[START OF DATA FOR THE TASK]

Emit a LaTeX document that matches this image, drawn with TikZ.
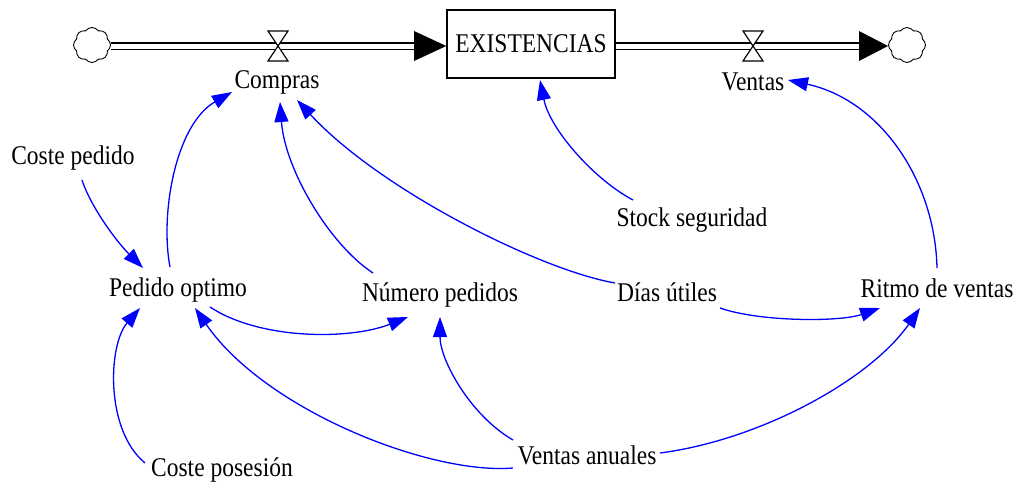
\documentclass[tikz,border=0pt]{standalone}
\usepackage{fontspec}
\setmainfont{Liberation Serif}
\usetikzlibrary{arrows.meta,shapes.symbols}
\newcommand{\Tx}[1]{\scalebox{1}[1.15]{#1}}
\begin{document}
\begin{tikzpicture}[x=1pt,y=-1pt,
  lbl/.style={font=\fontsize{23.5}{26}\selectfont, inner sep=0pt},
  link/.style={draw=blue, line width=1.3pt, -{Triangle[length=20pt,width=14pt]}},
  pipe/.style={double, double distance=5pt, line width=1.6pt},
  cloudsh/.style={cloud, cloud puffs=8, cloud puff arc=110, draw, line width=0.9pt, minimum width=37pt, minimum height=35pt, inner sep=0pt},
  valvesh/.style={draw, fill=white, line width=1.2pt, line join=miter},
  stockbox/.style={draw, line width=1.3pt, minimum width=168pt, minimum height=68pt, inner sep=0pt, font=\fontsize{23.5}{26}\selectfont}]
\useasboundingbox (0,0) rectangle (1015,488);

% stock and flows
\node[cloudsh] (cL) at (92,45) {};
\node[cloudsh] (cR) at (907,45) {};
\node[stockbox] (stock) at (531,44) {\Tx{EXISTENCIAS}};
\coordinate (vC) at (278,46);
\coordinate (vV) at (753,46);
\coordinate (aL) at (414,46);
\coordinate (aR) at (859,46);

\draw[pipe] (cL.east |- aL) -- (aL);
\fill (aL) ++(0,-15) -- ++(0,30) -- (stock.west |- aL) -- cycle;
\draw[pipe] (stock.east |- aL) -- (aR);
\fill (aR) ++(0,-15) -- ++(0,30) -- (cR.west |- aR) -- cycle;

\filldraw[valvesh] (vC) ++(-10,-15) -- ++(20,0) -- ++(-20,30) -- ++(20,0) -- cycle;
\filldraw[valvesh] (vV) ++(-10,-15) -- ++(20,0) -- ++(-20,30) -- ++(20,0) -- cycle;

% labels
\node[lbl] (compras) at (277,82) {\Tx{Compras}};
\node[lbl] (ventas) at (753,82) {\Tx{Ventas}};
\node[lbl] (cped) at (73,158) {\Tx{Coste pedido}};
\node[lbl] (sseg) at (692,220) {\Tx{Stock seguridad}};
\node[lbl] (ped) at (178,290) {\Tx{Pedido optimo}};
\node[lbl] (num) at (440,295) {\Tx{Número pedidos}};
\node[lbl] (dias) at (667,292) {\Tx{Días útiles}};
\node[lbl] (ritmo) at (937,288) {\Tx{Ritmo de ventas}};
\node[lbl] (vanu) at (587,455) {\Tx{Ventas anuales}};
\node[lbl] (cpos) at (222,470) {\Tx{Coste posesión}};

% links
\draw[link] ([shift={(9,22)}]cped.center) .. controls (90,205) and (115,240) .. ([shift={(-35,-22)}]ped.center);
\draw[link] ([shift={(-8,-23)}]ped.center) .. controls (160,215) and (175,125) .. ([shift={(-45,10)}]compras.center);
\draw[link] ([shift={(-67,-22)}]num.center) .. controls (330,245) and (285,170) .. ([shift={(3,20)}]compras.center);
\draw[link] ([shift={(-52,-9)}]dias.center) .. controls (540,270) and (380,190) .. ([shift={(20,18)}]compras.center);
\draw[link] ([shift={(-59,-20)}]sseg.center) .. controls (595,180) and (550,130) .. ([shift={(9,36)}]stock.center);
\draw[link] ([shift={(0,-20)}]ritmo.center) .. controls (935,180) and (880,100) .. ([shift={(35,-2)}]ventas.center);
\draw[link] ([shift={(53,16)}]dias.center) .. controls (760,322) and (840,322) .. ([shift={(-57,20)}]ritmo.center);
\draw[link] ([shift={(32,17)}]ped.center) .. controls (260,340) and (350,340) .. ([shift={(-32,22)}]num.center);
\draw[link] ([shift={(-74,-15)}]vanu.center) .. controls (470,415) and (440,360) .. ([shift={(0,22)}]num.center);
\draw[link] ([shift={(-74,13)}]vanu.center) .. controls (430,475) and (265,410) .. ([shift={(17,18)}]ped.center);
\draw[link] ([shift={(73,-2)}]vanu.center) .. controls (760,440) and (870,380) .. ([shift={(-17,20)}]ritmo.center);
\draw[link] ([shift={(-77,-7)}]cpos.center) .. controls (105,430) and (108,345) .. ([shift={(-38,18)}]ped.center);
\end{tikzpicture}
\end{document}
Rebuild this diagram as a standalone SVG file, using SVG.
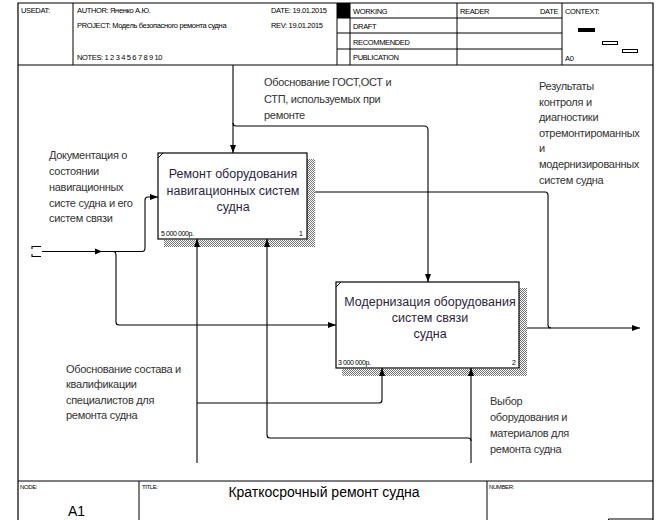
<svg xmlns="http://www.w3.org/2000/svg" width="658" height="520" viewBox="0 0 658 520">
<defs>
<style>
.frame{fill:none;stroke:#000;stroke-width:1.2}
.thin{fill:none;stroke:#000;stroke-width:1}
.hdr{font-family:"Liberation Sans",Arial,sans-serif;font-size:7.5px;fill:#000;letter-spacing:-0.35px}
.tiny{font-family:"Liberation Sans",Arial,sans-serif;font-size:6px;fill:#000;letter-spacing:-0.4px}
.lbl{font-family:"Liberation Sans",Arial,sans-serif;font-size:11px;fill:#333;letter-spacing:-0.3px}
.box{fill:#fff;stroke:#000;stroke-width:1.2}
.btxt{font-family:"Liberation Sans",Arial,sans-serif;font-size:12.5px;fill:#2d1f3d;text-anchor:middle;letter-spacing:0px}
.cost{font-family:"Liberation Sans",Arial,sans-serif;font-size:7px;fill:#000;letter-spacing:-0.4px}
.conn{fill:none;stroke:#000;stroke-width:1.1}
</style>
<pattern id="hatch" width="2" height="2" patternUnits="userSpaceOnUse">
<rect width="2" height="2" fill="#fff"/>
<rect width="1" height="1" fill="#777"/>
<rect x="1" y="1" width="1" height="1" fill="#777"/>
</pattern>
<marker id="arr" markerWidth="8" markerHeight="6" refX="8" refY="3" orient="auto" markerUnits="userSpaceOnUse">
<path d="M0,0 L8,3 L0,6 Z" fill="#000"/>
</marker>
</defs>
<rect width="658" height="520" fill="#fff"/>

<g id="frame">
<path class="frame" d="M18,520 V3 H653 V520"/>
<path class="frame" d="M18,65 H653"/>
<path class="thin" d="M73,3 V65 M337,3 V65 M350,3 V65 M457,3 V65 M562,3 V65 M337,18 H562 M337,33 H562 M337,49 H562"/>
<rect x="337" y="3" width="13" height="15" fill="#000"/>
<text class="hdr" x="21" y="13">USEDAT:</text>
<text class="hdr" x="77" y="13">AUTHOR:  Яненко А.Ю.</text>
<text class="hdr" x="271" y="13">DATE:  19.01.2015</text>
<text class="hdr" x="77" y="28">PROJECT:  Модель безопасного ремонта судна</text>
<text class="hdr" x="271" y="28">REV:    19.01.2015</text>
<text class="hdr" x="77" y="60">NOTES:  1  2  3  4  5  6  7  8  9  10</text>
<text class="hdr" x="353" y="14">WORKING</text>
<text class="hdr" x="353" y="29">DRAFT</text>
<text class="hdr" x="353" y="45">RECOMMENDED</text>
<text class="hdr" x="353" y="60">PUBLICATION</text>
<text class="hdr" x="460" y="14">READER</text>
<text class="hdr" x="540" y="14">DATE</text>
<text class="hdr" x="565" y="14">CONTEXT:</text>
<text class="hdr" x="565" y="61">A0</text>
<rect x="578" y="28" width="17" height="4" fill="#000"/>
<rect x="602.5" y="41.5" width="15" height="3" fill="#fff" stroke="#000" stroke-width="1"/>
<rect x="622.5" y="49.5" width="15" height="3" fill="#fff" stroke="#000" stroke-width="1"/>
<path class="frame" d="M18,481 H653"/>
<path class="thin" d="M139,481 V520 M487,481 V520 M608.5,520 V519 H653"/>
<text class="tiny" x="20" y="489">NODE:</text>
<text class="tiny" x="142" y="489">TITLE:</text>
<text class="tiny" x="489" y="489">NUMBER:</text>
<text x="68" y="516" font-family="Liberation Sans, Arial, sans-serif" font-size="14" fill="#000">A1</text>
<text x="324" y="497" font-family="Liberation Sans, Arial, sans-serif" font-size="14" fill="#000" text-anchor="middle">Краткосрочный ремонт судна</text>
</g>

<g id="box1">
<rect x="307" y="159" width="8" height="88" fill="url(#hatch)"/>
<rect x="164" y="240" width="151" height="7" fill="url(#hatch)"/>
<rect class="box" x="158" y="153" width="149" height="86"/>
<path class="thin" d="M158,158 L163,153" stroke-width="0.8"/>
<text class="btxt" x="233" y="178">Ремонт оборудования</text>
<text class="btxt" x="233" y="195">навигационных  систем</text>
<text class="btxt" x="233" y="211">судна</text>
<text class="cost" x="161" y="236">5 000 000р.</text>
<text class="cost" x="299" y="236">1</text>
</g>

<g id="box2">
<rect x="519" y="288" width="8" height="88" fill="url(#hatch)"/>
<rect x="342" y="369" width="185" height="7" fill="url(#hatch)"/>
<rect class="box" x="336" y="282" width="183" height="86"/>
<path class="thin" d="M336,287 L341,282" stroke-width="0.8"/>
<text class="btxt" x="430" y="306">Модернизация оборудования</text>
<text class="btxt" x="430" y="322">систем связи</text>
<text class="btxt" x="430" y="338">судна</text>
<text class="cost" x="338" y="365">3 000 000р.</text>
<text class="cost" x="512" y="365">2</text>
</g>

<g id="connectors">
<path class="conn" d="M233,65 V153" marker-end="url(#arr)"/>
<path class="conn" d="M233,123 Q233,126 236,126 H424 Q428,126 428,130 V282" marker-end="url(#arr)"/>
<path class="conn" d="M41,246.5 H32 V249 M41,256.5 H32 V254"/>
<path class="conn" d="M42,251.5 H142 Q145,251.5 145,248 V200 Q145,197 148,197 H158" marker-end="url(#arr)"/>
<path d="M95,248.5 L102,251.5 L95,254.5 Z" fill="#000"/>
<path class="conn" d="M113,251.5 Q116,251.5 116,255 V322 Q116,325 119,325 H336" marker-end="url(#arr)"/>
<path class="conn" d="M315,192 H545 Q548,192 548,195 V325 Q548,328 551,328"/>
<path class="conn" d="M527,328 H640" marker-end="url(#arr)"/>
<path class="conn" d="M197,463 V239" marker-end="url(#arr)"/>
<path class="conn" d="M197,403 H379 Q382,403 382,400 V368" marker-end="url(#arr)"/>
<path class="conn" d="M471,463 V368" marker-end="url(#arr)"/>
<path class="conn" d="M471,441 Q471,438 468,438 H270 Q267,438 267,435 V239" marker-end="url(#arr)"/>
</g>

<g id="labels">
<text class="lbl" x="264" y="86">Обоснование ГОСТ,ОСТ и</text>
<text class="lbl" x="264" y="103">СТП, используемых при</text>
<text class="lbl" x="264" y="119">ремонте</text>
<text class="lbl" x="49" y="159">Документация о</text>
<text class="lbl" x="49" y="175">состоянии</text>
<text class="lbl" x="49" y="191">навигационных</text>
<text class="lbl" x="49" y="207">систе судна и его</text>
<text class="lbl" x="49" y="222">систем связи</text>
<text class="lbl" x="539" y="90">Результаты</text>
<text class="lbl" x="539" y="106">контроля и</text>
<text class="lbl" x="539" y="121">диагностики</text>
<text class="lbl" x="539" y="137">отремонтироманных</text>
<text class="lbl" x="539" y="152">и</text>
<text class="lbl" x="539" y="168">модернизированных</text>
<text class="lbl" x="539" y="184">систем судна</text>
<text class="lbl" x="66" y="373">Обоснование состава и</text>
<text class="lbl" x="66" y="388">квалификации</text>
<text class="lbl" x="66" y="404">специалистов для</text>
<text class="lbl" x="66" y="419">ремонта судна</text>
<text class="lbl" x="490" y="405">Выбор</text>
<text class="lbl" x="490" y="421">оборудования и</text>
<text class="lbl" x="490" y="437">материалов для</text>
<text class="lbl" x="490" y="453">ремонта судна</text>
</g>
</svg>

[END OF DATA FOR THE TASK]

» **EXERCISE TASK**:
Scan the material above for the word "this". Copy each line where it occurs.

» **WRITTEN ANSWER**:
Emit a LaTeX document that matches this image, drawn with TikZ.
Rebuild this diagram as a standalone SVG file, using SVG.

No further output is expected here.